Establishing some boundaries for your own conduct can go a long way in ensuring that querents have a great experience with you.
Here are a few boundaries I’m mindful of that you might find helpful, too.
Honesty and respect can co-exist.
Some tarot readers like to “tell it like it is,” which is a great aim if it means keeping the reading honest, rather than placating to what a querent wants to hear.
But it shouldn’t mean that sensitivity, compassion, or respect go out the window.
You can deliver a clear, authentic reading without hurting someone’s feelings with a rough delivery.
Listen to your querent.
If you’re doing a live, one-on-one reading (as opposed to an email or pre-recorded reading), there a lot of ways you can listen to your querent.
Sometimes people will openly tell you they’re not ready to hear certain messages. Be mindful of this: If someone is clearly telling you they’re not mentally or emotionally prepared for something, don’t force the issue.

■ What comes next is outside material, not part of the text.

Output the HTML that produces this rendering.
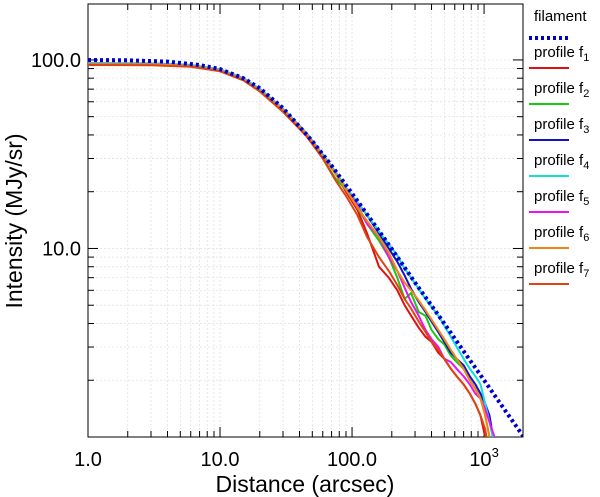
<!DOCTYPE html>
<html><head><meta charset="utf-8"><style>
body{margin:0;background:#fff;}
svg{display:block;font-family:"Liberation Sans",Arial,sans-serif;}
</style></head><body>
<svg id="c" width="600" height="497"></svg>
<script>
const radii=[1,3,6,10,15,20,30,45,60,75,90,110,130,160,190,220,250,280,320,360,400,450,500,560,620,700,780,860,940,1020,1100,1200,1300];
const filamentR=[1,2,4,7,10,15,20,30,50,70,100,150,200,300,500,700,1000,1500,2000];
const filamentI=[99.9,99.5,98,94,89.4,80,70.7,55.5,37.1,27.5,19.6,13.2,9.95,6.6,4.0,2.85,2.0,1.33,1.0];
const profiles=[
 {name:"profile f",sub:"1",color:"#dd1111",v:[95,94.8,93,88,79,69,54,40,31,25,20,16,12,8.0,7.0,6.0,5.0,4.4,3.8,3.4,3.2,2.8,2.6,2.3,2.1,1.9,1.7,1.5,1.3,1.0,0.8,0.8,0.8]},
 {name:"profile f",sub:"2",color:"#11cc11",v:[95,94.8,93,88,79,69,54,40.5,30,23.5,20.5,16.5,13.5,11,9,7.0,5.4,5.8,4.6,4.4,3.7,3.3,3.1,2.7,2.5,2.3,2.0,1.8,1.6,1.3,1.0,0.8,0.8]},
 {name:"profile f",sub:"3",color:"#1111cc",v:[96,95.8,94,89,80,70,55,41,31.5,25.5,21,17.5,15,12,10,8.5,7.2,6.1,5.2,4.6,4.1,3.6,3.2,2.8,2.6,2.4,2.1,1.9,1.7,1.5,1.3,0.9,0.8]},
 {name:"profile f",sub:"4",color:"#11dddd",v:[96,95.8,94,89,80,70,55,41,31.5,25.5,21,17.5,15,12.3,10.5,9.2,7.8,7.0,6.1,5.4,4.9,4.4,3.9,3.4,3.0,2.6,2.3,2.1,1.9,1.5,1.2,0.9,0.8]},
 {name:"profile f",sub:"5",color:"#ee11ee",v:[95,94.8,93,88,79,69,54.5,40.5,31,25,20.5,17,13.5,11.5,9,7.6,6.2,5.2,4.4,3.7,3.3,3.0,2.6,2.5,2.3,2.1,1.9,1.7,1.6,1.4,1.2,1.0,0.8]},
 {name:"profile f",sub:"6",color:"#ee8811",v:[95,94.8,93,88,79,69,54.5,40.5,31,25,20.5,16.5,14,11.5,9.5,7.6,6.6,6.0,5.3,4.7,4.2,3.7,3.3,2.9,2.6,2.3,2.0,1.8,1.6,1.3,1.0,0.8,0.8]},
 {name:"profile f",sub:"7",color:"#dd4411",v:[94,93.8,92,87,78,68,53,39.5,30,23,19,15,11.5,9.0,7.6,6.4,5.4,4.8,4.1,3.6,3.2,2.9,2.6,2.3,2.1,1.9,1.7,1.5,1.3,1.1,0.8,0.8,0.8]}
];
const xTickVals=[1,10,100,1000];
const xTickLabels=["1.0","10.0","100.0","10"];
const yTickVals=[10,100];
const yTickLabels=["10.0","100.0"];

const NS="http://www.w3.org/2000/svg";
const svg=document.getElementById('c');
const L=88,R=523,T=4,B=437;
const xmin=1,xmax=1972,ymin=1,ymax=198;
const X=v=>L+(Math.log10(v)-Math.log10(xmin))/(Math.log10(xmax)-Math.log10(xmin))*(R-L);
const Y=v=>B-(Math.log10(v)-Math.log10(ymin))/(Math.log10(ymax)-Math.log10(ymin))*(B-T);
function mk(t,a,p){const e=document.createElementNS(NS,t);for(const k in a)e.setAttribute(k,a[k]);(p||svg).appendChild(e);return e;}

const clip=mk('clipPath',{id:'pc'});mk('rect',{x:L,y:T,width:R-L,height:B-T},clip);
const grid=mk('g',{});


for(let d=1;d<=1000;d*=10)for(let k=1;k<10;k++){const v=d*k;if(v>xmax)break;const x=X(v);
 mk('line',{x1:x,x2:x,y1:T,y2:B,stroke:'#ddd','stroke-width':0.7,'stroke-dasharray':'2,2'},grid);
 const len=k==1?10:6;mk('line',{x1:x,x2:x,y1:B,y2:B-len,stroke:'#000','stroke-width':1},grid);mk('line',{x1:x,x2:x,y1:T,y2:T+len,stroke:'#000','stroke-width':1},grid);}
for(let d=1;d<=100;d*=10)for(let k=1;k<10;k++){const v=d*k;if(v>ymax)break;const y=Y(v);
 mk('line',{x1:L,x2:R,y1:y,y2:y,stroke:'#ddd','stroke-width':0.7,'stroke-dasharray':'2,2'},grid);
 const len=k==1?10:6;mk('line',{x1:L,x2:L+len,y1:y,y2:y,stroke:'#000','stroke-width':1},grid);mk('line',{x1:R,x2:R-len,y1:y,y2:y,stroke:'#000','stroke-width':1},grid);}
const fr=mk('rect',{x:L,y:T,width:R-L,height:B-T,fill:'none',stroke:'#000','stroke-width':1});



const series=mk('g',{'clip-path':'url(#pc)'});
profiles.forEach((p,i)=>{
 const d=radii.map((r,j)=>(j?'L':'M')+X(r).toFixed(1)+','+Y(p.v[j]).toFixed(1)).join('');
 const pa=mk('path',{d:d,fill:'none',stroke:p.color,'stroke-width':2},series);
 
 
});
const fd=filamentR.map((r,j)=>(j?'L':'M')+X(r).toFixed(1)+','+Y(filamentI[j]).toFixed(1)).join('');
const fl=mk('path',{d:fd,fill:'none',stroke:'#0000cc','stroke-width':4,'stroke-dasharray':'3,3'},series);



xTickVals.forEach((v,i)=>{const t=mk('text',{x:X(v),y:466,'font-size':20,'text-anchor':'middle'});t.textContent=xTickLabels[i];
 if(v===1000){const s=mk('tspan',{dy:-9,'font-size':13},t);s.textContent='3';}
 
 });
yTickVals.forEach((v,i)=>{const t=mk('text',{x:81,y:Y(v)+7,'font-size':20,'text-anchor':'end'});t.textContent=yTickLabels[i];
 
 });
const xt=mk('text',{x:305,y:492,'font-size':23,'text-anchor':'middle'});xt.textContent='Distance (arcsec)';


const yt=mk('text',{x:0,y:0,'font-size':23,'text-anchor':'middle',transform:'translate(22,221) rotate(-90)'});yt.textContent='Intensity (MJy/sr)';



const lg=mk('g',{});


const ft=mk('text',{x:534,y:21,'font-size':15},lg);ft.textContent='filament';


mk('line',{x1:529,x2:571,y1:38,y2:38,stroke:'#0000cc','stroke-width':4,'stroke-dasharray':'3,3'},lg);
profiles.forEach((p,i)=>{const y0=57+i*36;
 const t=mk('text',{x:534,y:y0,'font-size':15},lg);t.textContent=p.name;
 const s=mk('tspan',{dy:4,'font-size':11},t);s.textContent=p.sub;
 
 
 mk('line',{x1:529,x2:569,y1:y0+11,y2:y0+11,stroke:p.color,'stroke-width':2},lg);});
</script>
</body></html>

If a querent decides they don’t want to go too far into a certain topic, that’s okay. Change direction as appropriate and let the reading continue from there.
One-on-one readings provide opportunities to listen in other ways, too. Changes in body language, facial expressions, and tone of voice are also things you can tune into. If you’re sensing someone is getting uncomfortable, check in and ask if they want you to continue before pushing on with the reading.

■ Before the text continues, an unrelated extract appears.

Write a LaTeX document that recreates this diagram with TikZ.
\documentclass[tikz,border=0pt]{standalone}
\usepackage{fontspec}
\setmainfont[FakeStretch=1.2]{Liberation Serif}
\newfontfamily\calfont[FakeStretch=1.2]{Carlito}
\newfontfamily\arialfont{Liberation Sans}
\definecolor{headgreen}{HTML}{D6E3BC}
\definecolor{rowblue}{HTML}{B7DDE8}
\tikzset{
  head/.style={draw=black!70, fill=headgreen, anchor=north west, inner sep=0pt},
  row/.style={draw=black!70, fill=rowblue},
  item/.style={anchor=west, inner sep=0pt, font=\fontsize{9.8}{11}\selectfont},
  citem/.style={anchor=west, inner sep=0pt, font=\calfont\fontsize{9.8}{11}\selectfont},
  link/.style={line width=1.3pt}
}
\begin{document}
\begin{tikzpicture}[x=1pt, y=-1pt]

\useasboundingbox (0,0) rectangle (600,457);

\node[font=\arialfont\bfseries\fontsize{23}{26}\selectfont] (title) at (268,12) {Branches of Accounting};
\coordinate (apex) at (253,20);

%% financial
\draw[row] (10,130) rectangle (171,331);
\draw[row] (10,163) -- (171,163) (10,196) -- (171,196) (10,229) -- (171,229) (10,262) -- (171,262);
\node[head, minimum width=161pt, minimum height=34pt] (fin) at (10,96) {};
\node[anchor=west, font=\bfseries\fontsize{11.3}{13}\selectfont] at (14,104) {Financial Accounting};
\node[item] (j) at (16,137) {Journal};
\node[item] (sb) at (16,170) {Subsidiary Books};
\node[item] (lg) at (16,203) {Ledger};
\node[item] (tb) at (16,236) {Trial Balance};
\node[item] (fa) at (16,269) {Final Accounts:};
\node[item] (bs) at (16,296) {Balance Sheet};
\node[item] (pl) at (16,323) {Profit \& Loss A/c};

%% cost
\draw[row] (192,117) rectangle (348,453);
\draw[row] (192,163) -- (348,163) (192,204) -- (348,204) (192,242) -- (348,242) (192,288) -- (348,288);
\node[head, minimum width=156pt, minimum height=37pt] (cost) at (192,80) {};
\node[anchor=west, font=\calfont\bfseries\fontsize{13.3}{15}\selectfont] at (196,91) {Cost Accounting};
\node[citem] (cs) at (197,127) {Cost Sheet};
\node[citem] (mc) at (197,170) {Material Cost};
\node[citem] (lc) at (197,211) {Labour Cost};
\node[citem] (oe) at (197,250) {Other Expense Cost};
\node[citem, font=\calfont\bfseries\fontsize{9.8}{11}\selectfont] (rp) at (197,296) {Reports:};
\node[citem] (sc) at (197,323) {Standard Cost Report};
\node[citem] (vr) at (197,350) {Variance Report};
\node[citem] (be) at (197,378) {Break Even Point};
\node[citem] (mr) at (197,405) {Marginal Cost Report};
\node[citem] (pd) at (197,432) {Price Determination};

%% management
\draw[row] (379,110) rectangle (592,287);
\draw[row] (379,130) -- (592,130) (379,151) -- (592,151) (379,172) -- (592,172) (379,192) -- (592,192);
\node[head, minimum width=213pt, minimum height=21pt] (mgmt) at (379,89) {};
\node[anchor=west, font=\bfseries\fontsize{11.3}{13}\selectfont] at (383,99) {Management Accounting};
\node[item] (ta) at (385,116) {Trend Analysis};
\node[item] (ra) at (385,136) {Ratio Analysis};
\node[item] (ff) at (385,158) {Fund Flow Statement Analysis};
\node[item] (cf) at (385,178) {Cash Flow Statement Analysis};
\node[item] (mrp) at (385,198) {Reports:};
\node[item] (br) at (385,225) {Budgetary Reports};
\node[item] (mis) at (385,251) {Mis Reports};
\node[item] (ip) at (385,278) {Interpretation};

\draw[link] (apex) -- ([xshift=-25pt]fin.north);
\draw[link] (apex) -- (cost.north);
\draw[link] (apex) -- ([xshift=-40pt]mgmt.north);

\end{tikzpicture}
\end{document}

Be careful with messages that aren’t relevant.
If you’ve studied with me before, you’ll have heard me talk about the importance of staying on card and sticking clearly to questions or card positions.
There can be a tendency to meander and wander when reading tarot. But there’s a fine line between delivering a flowing reading that feels like a channelled stream of consciousness, versus a reading that is a mish mash of the reader’s random, personal thoughts or opinions.
If you find yourself starting to ramble, or you feel like you’re forcing answers or insights just to fill the time, stop. Take a breath, take a pause, and check in with the querent to see where they would like to go next.
Staying relevant with the information you’re offering in a reading can be important. Sometimes, querents might have a list of questions they’re hoping to cover and don’t want the time eaten up with details they’re not concerned with.
In other instances, messages that feel irrelevant or uninvited can feel intrusive and disconnected to the querent.
Define the lines between spying and prying.
Sometimes, querents will be the ones to cross a boundary without knowing it.
Over the years, I’ve had a number of clients sit down to ask all kinds of questions about everyone else but themselves. They wanted to know if their kids would be successful in their careers. Or whether a family member’s health would improve. Or if an adult child’s marriage would last.
It's typical for querents to ask about relationships they are in, but usually, it’s within the bounds of mending, improving, or deepening those relationships. In those cases, the querent is directly involved in those questions. They are playing a key role.
But when querents ask about aspects of other people’s lives that they have little to no involvement in? That starts to feel like spying or prying to me.
When I’ve had questions about whether a family member will succeed in their career, or whether someone else’s marriage is okay, or whatever it may be… I start to wonder: “Why aren’t those people sitting here asking me these questions instead?”
Because those individuals should really be the ones sitting down for a reading if I’m looking at their careers, relationships, or states of being.
And the querent who is present should be asking about their own life instead by focusing on questions about their careers, relationships, or other concerns.
I don’t want to be a messenger or middle person, and I also don’t want to say something that is going to end up causing a rift in someone’s existing relationships.
How would you feel if a family member called you up and said they asked their local tarot reader about your job or marriage? Personally, I would feel uncomfortable with that, and would rather get a reading myself if there was something I wanted to know.
So I work by that rule: If it would make me uncomfortable, it will probably make someone else uncomfortable, too.
What are some boundaries you have when it comes to reading for other people?